Dataset items:

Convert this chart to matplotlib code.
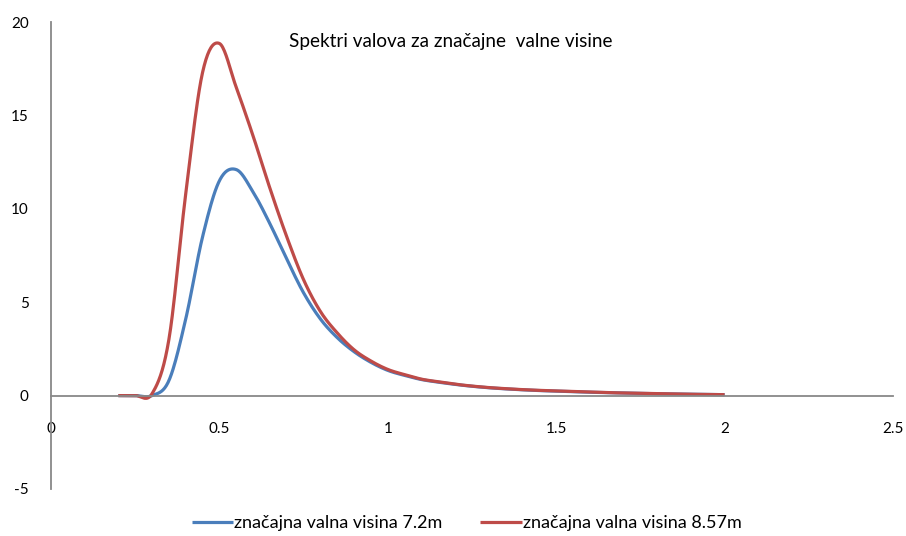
import numpy as np
import matplotlib
matplotlib.use("Agg")
import matplotlib.pyplot as plt

# ---- data ----
freq = [0.20, 0.25, 0.30, 0.35, 0.40, 0.45, 0.50, 0.55, 0.60, 0.65, 0.70,
        0.75, 0.80, 0.85, 0.90, 0.95, 1.00, 1.05, 1.10, 1.15, 1.20, 1.25,
        1.30, 1.35, 1.40, 1.45, 1.50, 1.55, 1.60, 1.65, 1.70, 1.75, 1.80,
        1.85, 1.90, 1.95, 2.00]
s_72 = [0.0, 0.0, 0.0, 0.8, 4.1, 8.5, 11.5, 12.1, 10.9, 9.2, 7.3,
        5.5, 4.1, 3.1, 2.35, 1.78, 1.35, 1.08, 0.86, 0.72, 0.6, 0.5,
        0.42, 0.36, 0.31, 0.27, 0.24, 0.21, 0.18, 0.16, 0.14, 0.12, 0.1,
        0.09, 0.07, 0.06, 0.05]
s_857 = [0.0, 0.0, 0.1, 3.0, 10.8, 17.3, 18.85, 16.5, 13.9, 11.1, 8.5,
         6.2, 4.5, 3.35, 2.45, 1.85, 1.4, 1.12, 0.88, 0.74, 0.61, 0.51,
         0.43, 0.37, 0.32, 0.28, 0.25, 0.22, 0.19, 0.16, 0.14, 0.12, 0.1,
         0.09, 0.07, 0.06, 0.05]
labels = ["značajna valna visina 7.2m", "značajna valna visina 8.57m"]
title = "Spektri valova za značajne  valne visine"
xticks = [0, 0.5, 1, 1.5, 2, 2.5]
xticklabels = ["0", "0.5", "1", "1.5", "2", "2.5"]
yticks = [-5, 0, 5, 10, 15, 20]
yticklabels = ["-5", "0", "5", "10", "15", "20"]


def smooth(x, y, n=20):
    """Catmull-Rom rendering, like a spreadsheet 'smoothed line'."""
    x = np.asarray(x, float)
    y = np.asarray(y, float)
    px = np.concatenate([[2 * x[0] - x[1]], x, [2 * x[-1] - x[-2]]])
    py = np.concatenate([[2 * y[0] - y[1]], y, [2 * y[-1] - y[-2]]])
    t = np.linspace(0, 1, n, endpoint=False)[:, None]
    xs, ys = [], []
    for i in range(1, len(px) - 2):
        p0, p1, p2, p3 = [np.array([px[j], py[j]]) for j in (i - 1, i, i + 1, i + 2)]
        c = 0.5 * ((2 * p1) + (-p0 + p2) * t + (2 * p0 - 5 * p1 + 4 * p2 - p3) * t ** 2
                   + (-p0 + 3 * p1 - 3 * p2 + p3) * t ** 3)
        xs.append(c[:, 0]); ys.append(c[:, 1])
    xs.append([x[-1]]); ys.append([y[-1]])
    return np.concatenate(xs), np.concatenate(ys)


plt.rcParams['font.family'] = ['Lato', 'DejaVu Sans']
plt.rcParams['axes.unicode_minus'] = False

fig = plt.figure(figsize=(9.06, 5.36), dpi=100)
ax = fig.add_axes([51 / 906, 47 / 536, (893 - 51) / 906, (489 - 22) / 536])

blue = "#4A7EBB"
red = "#BE4B48"
x1, y1 = smooth(freq, s_72)
x2, y2 = smooth(freq, s_857)
ax.plot(x1, y1, color=blue, lw=2.3, label=labels[0], solid_capstyle='butt')
ax.plot(x2, y2, color=red, lw=2.3, label=labels[1], solid_capstyle='butt')

ax.set_xlim(0, 2.5)
ax.set_ylim(-5, 20)
ax.spines['top'].set_visible(False)
ax.spines['right'].set_visible(False)
ax.spines['bottom'].set_position(('data', 0))
for s in ('left', 'bottom'):
    ax.spines[s].set_color('#888888')
    ax.spines[s].set_linewidth(1.3)

ax.set_xticks(xticks)
ax.set_xticklabels(xticklabels)
ax.set_yticks(yticks)
ax.set_yticklabels(yticklabels)
ax.tick_params(axis='both', length=0, labelsize=11, colors='black')
ax.tick_params(axis='x', pad=19)
ax.tick_params(axis='y', pad=16)

ax.text((451 - 51) / 842, 1 - (42 - 22) / 467, title, transform=ax.transAxes,
        ha='center', va='center', fontsize=13.6)

fig.legend(loc='center', bbox_to_anchor=(466.5 / 906, 1 - 523 / 536), ncol=2,
           frameon=False, fontsize=13, handlelength=2.3, handletextpad=0.05,
           columnspacing=2.1)

fig.savefig("out.png", dpi=100)
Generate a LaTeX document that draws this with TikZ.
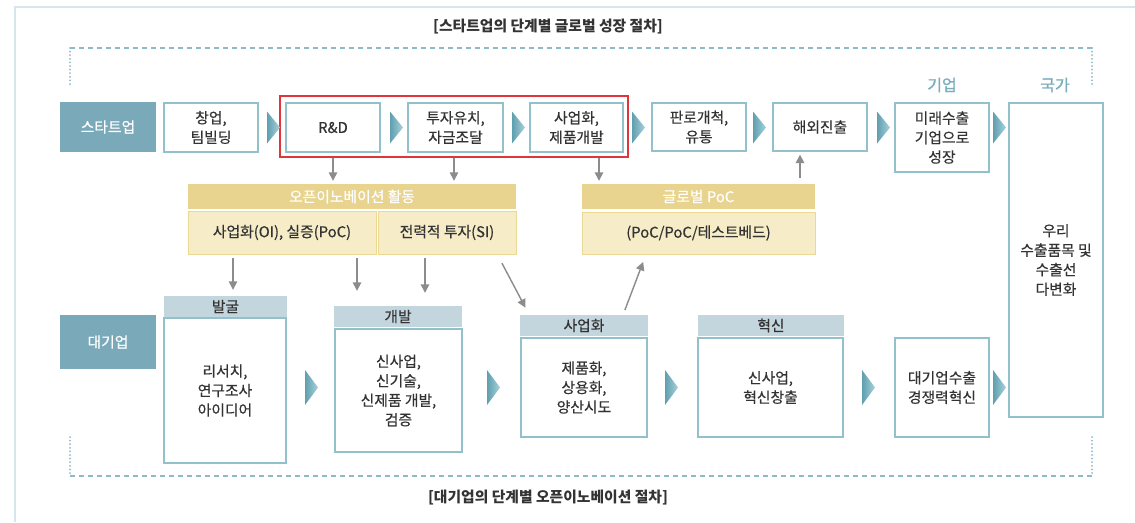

[PROBLEM TO SOLVE]
Would you return the data exactly as written, without the pictures?

[SOLUTION TO THE EXERCISE]
Convert this chart to matplotlib code.
import numpy as np
import matplotlib
matplotlib.use("Agg")
import matplotlib.pyplot as plt

# ---- data ----
freq = [0.20, 0.25, 0.30, 0.35, 0.40, 0.45, 0.50, 0.55, 0.60, 0.65, 0.70,
        0.75, 0.80, 0.85, 0.90, 0.95, 1.00, 1.05, 1.10, 1.15, 1.20, 1.25,
        1.30, 1.35, 1.40, 1.45, 1.50, 1.55, 1.60, 1.65, 1.70, 1.75, 1.80,
        1.85, 1.90, 1.95, 2.00]
s_72 = [0.0, 0.0, 0.0, 0.8, 4.1, 8.5, 11.5, 12.1, 10.9, 9.2, 7.3,
        5.5, 4.1, 3.1, 2.35, 1.78, 1.35, 1.08, 0.86, 0.72, 0.6, 0.5,
        0.42, 0.36, 0.31, 0.27, 0.24, 0.21, 0.18, 0.16, 0.14, 0.12, 0.1,
        0.09, 0.07, 0.06, 0.05]
s_857 = [0.0, 0.0, 0.1, 3.0, 10.8, 17.3, 18.85, 16.5, 13.9, 11.1, 8.5,
         6.2, 4.5, 3.35, 2.45, 1.85, 1.4, 1.12, 0.88, 0.74, 0.61, 0.51,
         0.43, 0.37, 0.32, 0.28, 0.25, 0.22, 0.19, 0.16, 0.14, 0.12, 0.1,
         0.09, 0.07, 0.06, 0.05]
labels = ["značajna valna visina 7.2m", "značajna valna visina 8.57m"]
title = "Spektri valova za značajne  valne visine"
xticks = [0, 0.5, 1, 1.5, 2, 2.5]
xticklabels = ["0", "0.5", "1", "1.5", "2", "2.5"]
yticks = [-5, 0, 5, 10, 15, 20]
yticklabels = ["-5", "0", "5", "10", "15", "20"]


def smooth(x, y, n=20):
    """Catmull-Rom rendering, like a spreadsheet 'smoothed line'."""
    x = np.asarray(x, float)
    y = np.asarray(y, float)
    px = np.concatenate([[2 * x[0] - x[1]], x, [2 * x[-1] - x[-2]]])
    py = np.concatenate([[2 * y[0] - y[1]], y, [2 * y[-1] - y[-2]]])
    t = np.linspace(0, 1, n, endpoint=False)[:, None]
    xs, ys = [], []
    for i in range(1, len(px) - 2):
        p0, p1, p2, p3 = [np.array([px[j], py[j]]) for j in (i - 1, i, i + 1, i + 2)]
        c = 0.5 * ((2 * p1) + (-p0 + p2) * t + (2 * p0 - 5 * p1 + 4 * p2 - p3) * t ** 2
                   + (-p0 + 3 * p1 - 3 * p2 + p3) * t ** 3)
        xs.append(c[:, 0]); ys.append(c[:, 1])
    xs.append([x[-1]]); ys.append([y[-1]])
    return np.concatenate(xs), np.concatenate(ys)


plt.rcParams['font.family'] = ['Lato', 'DejaVu Sans']
plt.rcParams['axes.unicode_minus'] = False

fig = plt.figure(figsize=(9.06, 5.36), dpi=100)
ax = fig.add_axes([51 / 906, 47 / 536, (893 - 51) / 906, (489 - 22) / 536])

blue = "#4A7EBB"
red = "#BE4B48"
x1, y1 = smooth(freq, s_72)
x2, y2 = smooth(freq, s_857)
ax.plot(x1, y1, color=blue, lw=2.3, label=labels[0], solid_capstyle='butt')
ax.plot(x2, y2, color=red, lw=2.3, label=labels[1], solid_capstyle='butt')

ax.set_xlim(0, 2.5)
ax.set_ylim(-5, 20)
ax.spines['top'].set_visible(False)
ax.spines['right'].set_visible(False)
ax.spines['bottom'].set_position(('data', 0))
for s in ('left', 'bottom'):
    ax.spines[s].set_color('#888888')
    ax.spines[s].set_linewidth(1.3)

ax.set_xticks(xticks)
ax.set_xticklabels(xticklabels)
ax.set_yticks(yticks)
ax.set_yticklabels(yticklabels)
ax.tick_params(axis='both', length=0, labelsize=11, colors='black')
ax.tick_params(axis='x', pad=19)
ax.tick_params(axis='y', pad=16)

ax.text((451 - 51) / 842, 1 - (42 - 22) / 467, title, transform=ax.transAxes,
        ha='center', va='center', fontsize=13.6)

fig.legend(loc='center', bbox_to_anchor=(466.5 / 906, 1 - 523 / 536), ncol=2,
           frameon=False, fontsize=13, handlelength=2.3, handletextpad=0.05,
           columnspacing=2.1)

fig.savefig("out.png", dpi=100)
Generate a LaTeX document that draws this with TikZ.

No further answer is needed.